DecentDB stores tables and secondary indexes in a page-based B+Tree implementation (src/btree/btree.nim) backed by the pager (src/pager/).

At this layer, the tree is a mapping:

  • key: uint64
  • value: seq[byte] (inline payload or an overflow chain)

Higher layers (catalog/storage) define how keys/values are encoded for tables vs indexes.

Page types and common header

Each B+Tree node is stored in exactly one database page (page size is fixed per database; default is 4KB).

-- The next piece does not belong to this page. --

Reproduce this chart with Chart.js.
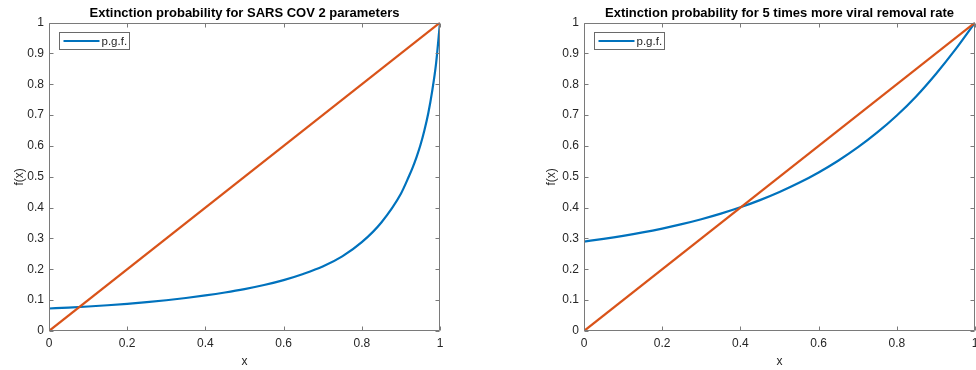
<!DOCTYPE html>
<html><head><meta charset="utf-8">
<script src="https://cdn.jsdelivr.net/npm/chart.js@4/dist/chart.umd.min.js"></script>
<style>
html,body{margin:0;padding:0;background:#fff;overflow:hidden;width:976px;height:370px;}
#w1{position:absolute;left:0;top:0;width:490px;height:370px;}
#w2{position:absolute;left:490px;top:0;width:580px;height:370px;}
</style></head><body>
<div id="w1"><canvas id="c1" width="490" height="370"></canvas></div>
<div id="w2"><canvas id="c2" width="580" height="370"></canvas></div>
<script>
// ---- data ----
const sarsX = [0,0.05,0.1,0.15,0.2,0.25,0.3,0.35,0.4,0.45,0.5,0.55,0.6,0.65,0.7,0.75,0.8,0.85,0.9,0.92,0.93,0.94,0.95,0.96,0.97,0.98,0.99,1];
const sarsPgf = [0.073,0.076,0.0795,0.0835,0.088,0.0935,0.0998,0.107,0.1153,0.1248,0.1358,0.149,0.165,0.185,0.209,0.242,0.288,0.352,0.445,0.500,0.530,0.564,0.603,0.650,0.706,0.778,0.868,1.0];
const removalX = [0,0.05,0.1,0.15,0.2,0.25,0.3,0.35,0.4,0.45,0.5,0.55,0.6,0.65,0.7,0.75,0.8,0.85,0.9,0.95,1];
const removalPgf = [0.290,0.2987,0.3085,0.3196,0.3322,0.3464,0.3625,0.3806,0.4012,0.4244,0.4507,0.4804,0.5141,0.5521,0.5951,0.6438,0.6988,0.7615,0.8335,0.913,1.0];
const diagX = [0,1];
const diagY = [0,1];
const xTickValues = [0,0.2,0.4,0.6,0.8,1];
const xTickLabels = ['0','0.2','0.4','0.6','0.8','1'];
const yTickValues = [0,0.1,0.2,0.3,0.4,0.5,0.6,0.7,0.8,0.9,1];
const yTickLabels = ['0','0.1','0.2','0.3','0.4','0.5','0.6','0.7','0.8','0.9','1'];
const titles = ['Extinction probability for SARS COV 2 parameters','Extinction probability for 5 times more viral removal rate'];
const legendLabel = 'p.g.f.';
const xTitle = 'x';
const yTitle = 'f(x)';

const BLUE = '#0072BD', ORANGE = '#D95319', TXT = '#262626', AXIS = '#7a7a7a';
const FONT = "'Liberation Sans', Arial, Helvetica, sans-serif";

const framePlugin = {
  id: 'frame',
  afterDraw(chart) {
    const {ctx, chartArea: a, scales: {x, y}} = chart;
    ctx.save();
    ctx.strokeStyle = AXIS;
    ctx.lineWidth = 1;
    const L = Math.round(a.left) + 0.5, R = Math.round(a.right) - 0.5;
    const T = Math.round(a.top) + 0.5, B = Math.round(a.bottom) - 0.5;
    ctx.beginPath();
    ctx.rect(L, T, R - L, B - T);
    xTickValues.forEach(v => {
      const px = Math.round(x.getPixelForValue(v)) + 0.5;
      ctx.moveTo(px, B); ctx.lineTo(px, B - 4);
      ctx.moveTo(px, T); ctx.lineTo(px, T + 4);
    });
    yTickValues.forEach(v => {
      const py = Math.round(y.getPixelForValue(v)) + 0.5;
      ctx.moveTo(L, py); ctx.lineTo(L + 4, py);
      ctx.moveTo(R, py); ctx.lineTo(R - 4, py);
    });
    ctx.stroke();

    // legend (inside axes, top-left, MATLAB style)
    const ds = chart.data.datasets[0];
    const bx = L + 10, by = T + 9;
    const bw = 70, bh = 17;
    ctx.fillStyle = '#fff';
    ctx.fillRect(bx, by, bw, bh);
    ctx.strokeStyle = '#6a6a6a';
    ctx.strokeRect(bx, by, bw, bh);
    const cy = by + bh / 2;
    ctx.strokeStyle = ds.borderColor;
    ctx.lineWidth = ds.borderWidth;
    ctx.beginPath();
    ctx.moveTo(bx + 4, cy); ctx.lineTo(bx + 40, cy);
    ctx.stroke();
    ctx.fillStyle = TXT;
    ctx.font = "11.5px " + FONT;
    ctx.textBaseline = 'middle';
    ctx.textAlign = 'left';
    ctx.fillText(ds.label, bx + 42, cy + 0.5);
    ctx.restore();
  }
};

function makeChart(id, xs, ys, title, padLeft, yWidth, padRight) {
  const pts = xs.map((v, i) => ({x: v, y: ys[i]}));
  const diag = diagX.map((v, i) => ({x: v, y: diagY[i]}));
  return new Chart(document.getElementById(id), {
    type: 'line',
    data: {
      datasets: [
        {label: legendLabel, data: pts, borderColor: BLUE, backgroundColor: BLUE, borderWidth: 2.2,
         pointRadius: 0, cubicInterpolationMode: 'monotone', fill: false, order: 1},
        {label: 'y = x', data: diag, borderColor: ORANGE, backgroundColor: ORANGE, borderWidth: 2.2,
         pointRadius: 0, fill: false, order: 0}
      ]
    },
    options: {
      responsive: false,
      animation: false,
      devicePixelRatio: 1,
      layout: {padding: {left: padLeft, right: padRight, top: 0, bottom: 0}},
      plugins: {
        tooltip: {enabled: false},
        legend: {display: false},
        title: {display: true, text: title, fullSize: false, color: '#000',
                font: {family: FONT, size: 13, weight: 'bold', lineHeight: 1.2}, padding: {top: 6, bottom: 1}}
      },
      scales: {
        x: {
          type: 'linear', min: 0, max: 1,
          afterBuildTicks: s => { s.ticks = xTickValues.map(v => ({value: v})); },
          afterFit: s => { s.height = 39; },
          grid: {display: false, drawTicks: false},
          border: {display: false},
          ticks: {color: TXT, padding: 5, font: {family: FONT, size: 12}, maxRotation: 0,
                  callback: (v) => xTickLabels[xTickValues.findIndex(t => Math.abs(t - v) < 1e-9)]},
          title: {display: true, text: xTitle, color: TXT, font: {family: FONT, size: 12}, padding: {top: 0, bottom: 1}}
        },
        y: {
          type: 'linear', min: 0, max: 1,
          afterBuildTicks: s => { s.ticks = yTickValues.map(v => ({value: v})); },
          afterFit: s => { s.width = yWidth; },
          grid: {display: false, drawTicks: false},
          border: {display: false},
          ticks: {color: TXT, padding: 5, font: {family: FONT, size: 12},
                  callback: (v) => yTickLabels[yTickValues.findIndex(t => Math.abs(t - v) < 1e-9)]},
          title: {display: true, text: yTitle, color: TXT, font: {family: FONT, size: 12}, padding: {top: 12, bottom: 0}}
        }
      }
    },
    plugins: [framePlugin]
  });
}

makeChart('c1', sarsX, sarsPgf, titles[0], 0, 49, 50);
makeChart('c2', removalX, removalPgf, titles[1], 42, 52, 95);
</script>
</body></html>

The first bytes of every B+Tree page are:

  • byte[0]: page type (PageTypeInternal = 1, PageTypeLeaf = 2)
  • byte[1]: flags (PageFlagDeltaKeys = 0x01 means keys are delta-encoded)
  • u16le[2..3]: cell count
  • u32le[4..7]:
  • internal pages: rightChild (page id)
  • leaf pages: nextLeaf (page id, 0 if none)

Leaf pages

Leaf pages store sorted (key, value) cells and link to the next leaf to support forward range scans.

Each cell is encoded as:

  • key: varint
  • if PageFlagDeltaKeys is set, this is stored as the delta from the previous key on the page
  • control: varint
  • low bit: 1 means “value is stored in an overflow chain”
  • remaining bits:
    • if inline: value length (bytes)
    • if overflow: overflow root page id (uint32)
  • value bytes: present only for inline values

Inline values are capped (see MaxLeafInlineValueBytes and maxInlineValue()), and large values are stored in an overflow chain.

Internal pages

Internal pages store separator keys and child pointers, plus a rightChild pointer.

Each cell is encoded as:

  • key: varint (optionally delta-encoded)
  • child: varint (uint32 page id)

There are count (key, child) pairs plus a final rightChild pointer.

Overflow values

If a value is too large to store inline in a leaf, it is written to an overflow chain and the leaf cell stores only the overflow root page id.

When reading, the B+Tree materializes the full value by reading the overflow chain and returning the concatenated bytes.

Cursors and scans

Leaf pages are linked, so cursors can:

  • seek to a key and iterate forward
  • perform range scans
  • stream full scans without materializing per-leaf arrays (BTreeCursorStream)

Fast paths and caching

To keep inserts and point-lookups fast, the implementation includes:

  • a thread-local append cache for monotonic key inserts (tracks the last leaf and last key)
  • optional per-page decoded indexes cached in the pager’s CacheEntry.aux to avoid repeatedly decoding internal/leaf cell headers

Where it’s used

  • Tables: key is the rowid, value is the encoded row.
  • BTREE secondary indexes: key is a uint64 sort key derived from the indexed value/expression; the value encodes the rowid (and for some TEXT/BLOB indexes may also embed bytes used for post-verification).